Tuesday, May 20, 2014

Food of our past

We change, thinking that we do not.

When we confront that which has not changed, we are surprised because it has not met expectations. We blame that which has not changed, when it was us that had changed all along.

Displacing blame is what humans do really well, and it all started with Adam.

That aside, this is really just about food and how it tastes, but abstracting such thoughts creates a deeper sense of truth, doesn't it? There are parallels everywhere in the world.

Anyway, after living in Korea and enjoying its cuisine for three and a half years, I went back to America to find that a lot of its food really sucked. In-n-out? Too salty. Chipotle? Too salty. Any restaurant? Too salty. Sweets? Too damn sugary. Or buttery.

Where are the flavors? Butter and sugar don't make a dessert good, it hides the other flavors that are supposed to come out. Granted, butter is good. Sugar is tasty.

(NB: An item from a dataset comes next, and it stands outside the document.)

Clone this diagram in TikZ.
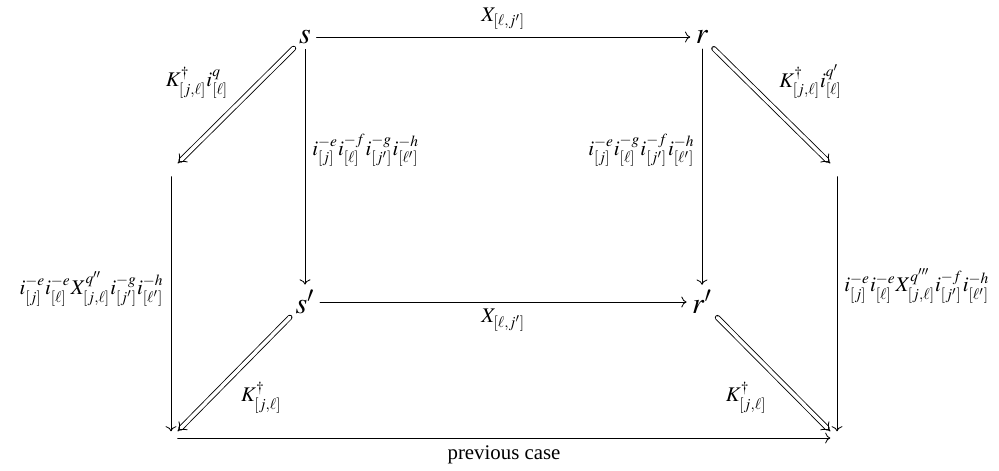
\documentclass[tikz,border=0pt]{standalone}
\usepackage{mathptmx}
\usepackage{fontspec}
\setmainfont{Liberation Serif}
\usetikzlibrary{arrows.meta}

\begin{document}
\begin{tikzpicture}[x=0.48pt,y=-0.48pt,>={Computer Modern Rightarrow},line cap=round,
  obj/.style={font=\Large,inner sep=2.5pt},
  hole/.style={inner sep=3pt},
  imp/.style={double,double distance=1.7pt,-Implies}]
\useasboundingbox (0,0) rectangle (999,470);
\node[obj] (s) at (305,37) {$s$};
\node[obj] (r) at (702,37) {$r$};
\node[obj] (sp) at (305,302) {$s'$};
\node[obj] (rp) at (702,302) {$r'$};
\node[hole] (lt) at (171,170) {};
\node[hole] (rt) at (837,170) {};
\node[hole] (bl) at (171,438) {};
\node[hole] (br) at (837,438) {};
% top face
\draw[->] (s) -- node[above] {$X_{[\ell,j']}$} (r);
\draw[->] (s) -- node[pos=0.43,right] {$i^{-e}_{[j]}i^{-f}_{[\ell]}i^{-g}_{[j']}i^{-h}_{[\ell']}$} (sp);
\draw[->] (r) -- node[pos=0.43,left] {$i^{-e}_{[j]}i^{-g}_{[\ell]}i^{-f}_{[j']}i^{-h}_{[\ell']}$} (rp);
\draw[->] (sp) -- node[below] {$X_{[\ell,j']}$} (rp);
% diagonals
\draw[imp] (s) -- node[above left] {$K^{\dagger}_{[j,\ell]}i^{q}_{[\ell]}$} (lt);
\draw[imp] (r) -- node[above right] {$K^{\dagger}_{[j,\ell]}i^{q'}_{[\ell]}$} (rt);
\draw[imp] (sp) -- node[below right] {$K^{\dagger}_{[j,\ell]}$} (bl);
\draw[imp] (rp) -- node[below left] {$K^{\dagger}_{[j,\ell]}$} (br);
% outer face
\draw[->] (lt) -- node[pos=0.44,left] {$i^{-e}_{[j]}i^{-e}_{[\ell]}X^{q''}_{[j,\ell]}i^{-g}_{[j']}i^{-h}_{[\ell']}$} (bl);
\draw[->] (rt) -- node[pos=0.43,right] {$i^{-e}_{[j]}i^{-e}_{[\ell]}X^{q'''}_{[j,\ell]}i^{-f}_{[j']}i^{-h}_{[\ell']}$} (br);
\draw[->] (bl) -- node[below] {previous case} (br);
\end{tikzpicture}
\end{document}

In moderation.

However, I think what had happened is, I went to a country that used reasonable amounts of salt, oil, butter (which in my mind is separate from oil since it tastes fairly different from other oils), and sugar and suddenly, the truth of how nasty American cuisine came out.

Of course I eventually adjusted to the ridiculous amounts of sodium, fat, and sugar in everything but it made me realize that because we change, e.g. our tastes change, the very thing that used to be good may not be so anymore.

This can be with food, tastes in music, even people.

I think with people, when we grow to be adults, we don't want to go through the trouble of meeting new people and adjusting to the nuances of personalities that exist and so we deal with the people we know, despite realizing that we may not like them. In many ways, I think such complacency is tragic. But my personality is such that if I don't like something, I avoid or cut it out. This has its problems too, but at least I'm not influenced by those I dislike (that thought that "you are the average of the 6 closest people to you" kind of stuck with me).